Но оказалось, во мне видели какого-то шамана-кладоискателя, который должен был найти им какой-то клад, неведомо где зарытый.

В итоге привезли в горы, километров 300 от Стамбула, и сказали: «Ну что, батюшка, показывай, где тут лежит клад».

Я понял, что могу обратно просто не вернуться. Священнослужитель пропал в каких-то дебрях Турции, кто бы меня нашел там?

Отец Александр в Турции

Но Господь мне дал разум, как из этой ситуации правильно и красиво выйти, поэтому мы с вами сейчас разговариваем.

Я спросил, кому это в голову пришло. Мне указали на одного из группы. Попросил показать место, где он впервые «увидел» этот клад. «Копайте здесь!» – говорю. Копают они два часа, я служу водосвятный молебен, турки свечи держат. Копают еще два часа, я служу панихиду о всех греках и армянах, на месте сем убиенных, – а ведь место-то непростое, – Никомидийские горы! У меня даже фотография есть этого всего, я показывал тем, кто не поверил рассказу. На Афоне, кстати, были очень удивлены этой истории.

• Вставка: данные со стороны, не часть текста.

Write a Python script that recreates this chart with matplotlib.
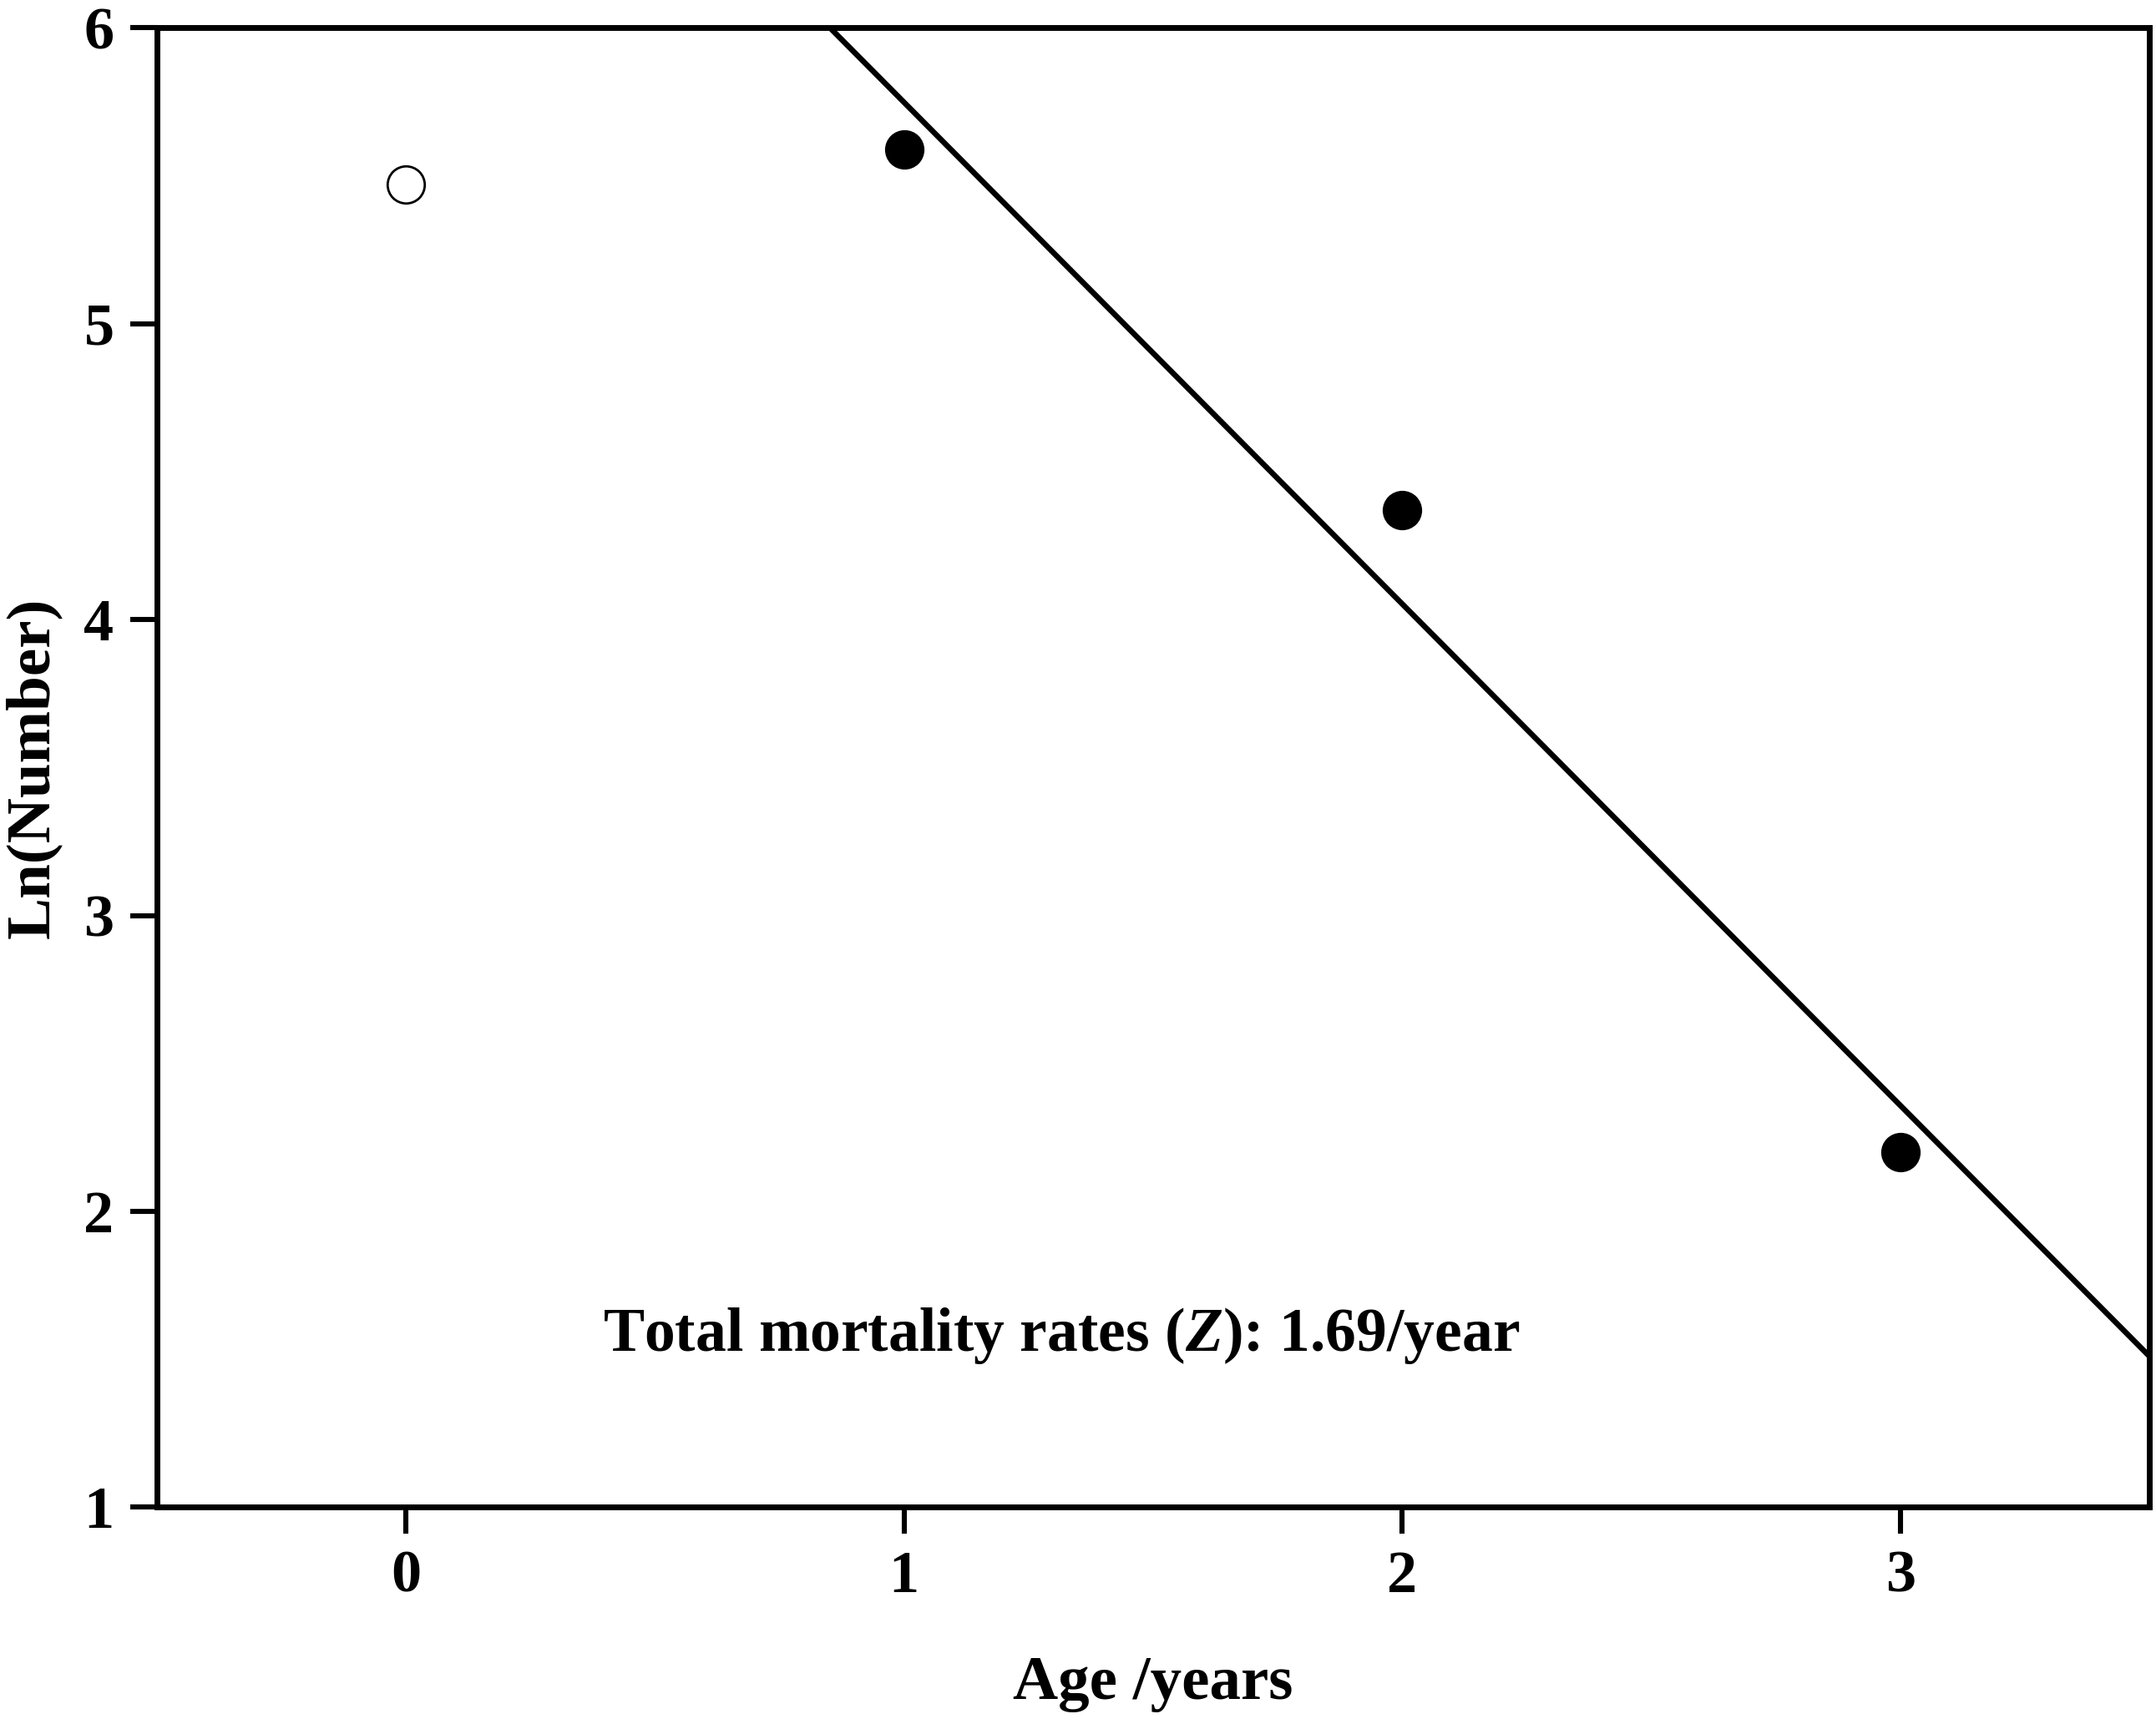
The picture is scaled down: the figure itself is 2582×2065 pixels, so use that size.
import numpy as np
import matplotlib
matplotlib.use("Agg")
import matplotlib.pyplot as plt

# values
age_open = [0]
ln_open = [5.47]
age_fit = [1, 2, 3]
ln_fit = [5.59, 4.37, 2.20]
z_label = "1.69"

plt.rcParams['font.family'] = ['Liberation Serif', 'DejaVu Serif']
plt.rcParams['font.weight'] = 'bold'
plt.rcParams['mathtext.fontset'] = 'custom'
plt.rcParams['mathtext.rm'] = 'Liberation Serif:bold'
plt.rcParams['mathtext.bfit'] = 'Liberation Serif:italic:bold'
plt.rcParams['mathtext.it'] = 'Liberation Serif:italic:bold'

fig = plt.figure(figsize=(12.91, 10.325), dpi=200)
ax = fig.add_axes([0.0728, 0.1257, 0.9241, 0.8581])

# regression line through the filled points
slope, intercept = np.polyfit(age_fit, ln_fit, 1)
xs = np.array([-0.5, 3.5])
ax.plot(xs, intercept + slope * xs, color='black', lw=2.4)

ax.plot(age_fit, ln_fit, 'o', color='black', ms=16, zorder=3)
ax.plot(age_open, ln_open, 'o', mfc='white', mec='black', mew=1.0, ms=16, zorder=3)

ax.text(1.316, 1.58, r'Total mortality rates ($\mathit{Z}$): ' + z_label + '/year',
        ha='center', va='center', fontsize=26.5, fontweight='bold')

ax.set_xlim(-0.5, 3.5)
ax.set_ylim(1, 6)
ax.set_xticks([0, 1, 2, 3])
ax.set_yticks([1, 2, 3, 4, 5, 6])
ax.tick_params(direction='out', length=11.5, width=2.2, labelsize=26, pad=7)
for lab in ax.get_xticklabels() + ax.get_yticklabels():
    lab.set_fontweight('bold')
for sp in ax.spines.values():
    sp.set_linewidth(2.5)

ax.set_xlabel('Age /years', fontsize=27, fontweight='bold', labelpad=22)
ax.set_ylabel('Ln(Number)', fontsize=27, fontweight='bold')
ax.yaxis.set_label_coords(-0.048, 0.5)

fig.savefig('out.png', dpi=200)
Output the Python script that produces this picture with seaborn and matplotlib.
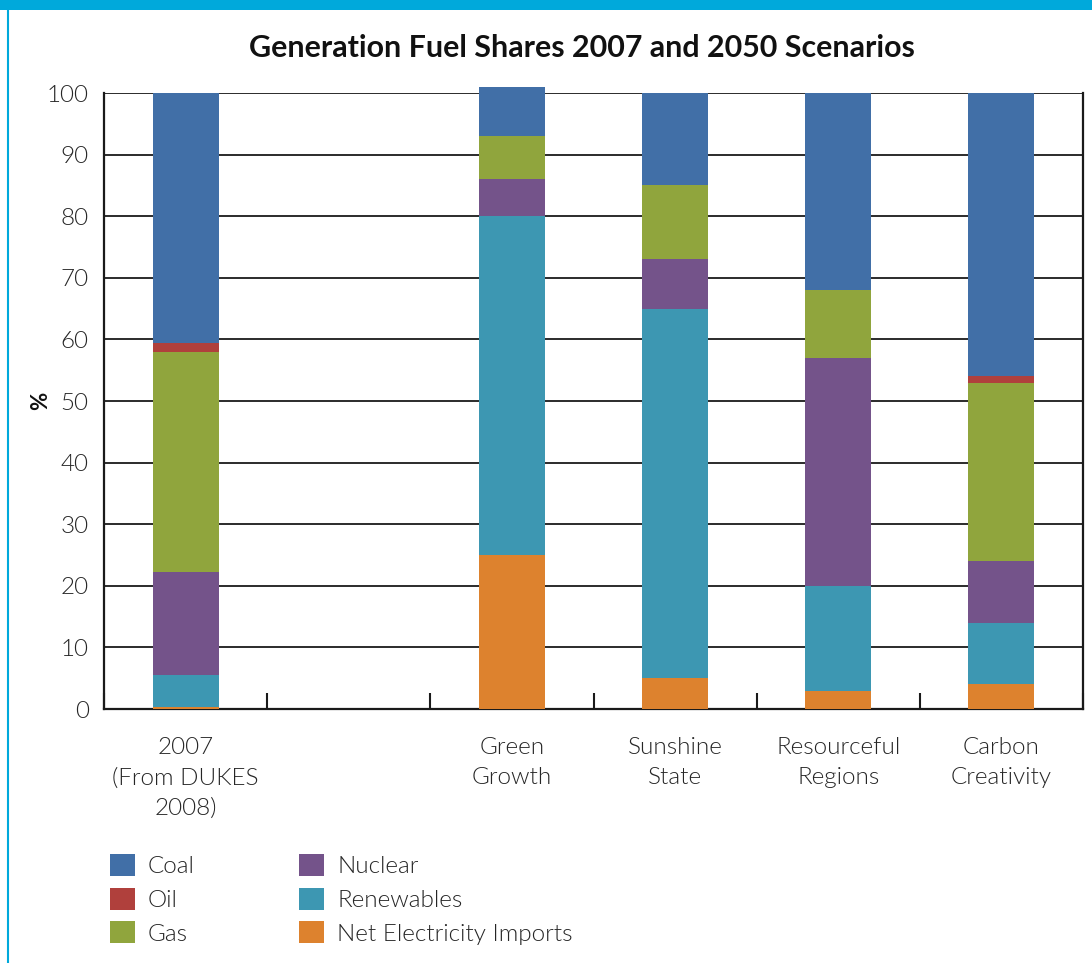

Потом, когда вырытая яма начала напоминать воронку от авиабомбы, останавливаю копателей и говорю: «Вы ничего не найдете!» «Как же так, почему мы ничего не найдем?» – спрашивают они. Продолжаю: «Вот вы мусульмане, а намаз совершаете?» – «Нет», – отвечают. «Садаку, закят приносите?» – «Нет». – «Что же вы тут хотите найти, зачем вы меня из Казахстана тащили, за пять тысяч километров? И что, вы думаете, что Всевышний откроет сокровища тем, кто Его не почитает, не совершает добрые дела?» – строго вопрошаю и обещаю, что они ничего не найдут, пока не исправят свои жизни.

Они расстроились, но отвезли меня обратно в Стамбул. А человек, который все это затеял, очень просил меня освятить ему дом, там, в Турции. Я сначала отказывался, потом сделал это. У него была больная дочка, я помазал ее маслом, потом улетел домой.

Кладоискатели еще полгода меня искали, звонили, пытались заставить вновь приехать в Турцию, поскольку они, по их словам, выполнили какие-то условия, и даже пытались угрожать. А месяцев через восемь после моего путешествия мне позвонил человек, которому я освящал дом, и сказал: «Спасибо. Моя дочка выздоровела, и я вижу причину в том, что вы нас посетили, чтобы помолиться за нее. Видимо, ее здоровье и есть мое сокровище».

У нас нет задачи укреплять государственность, мы просто делаем свое дело

Расскажите об особенностях служения православного священника в Казахстане.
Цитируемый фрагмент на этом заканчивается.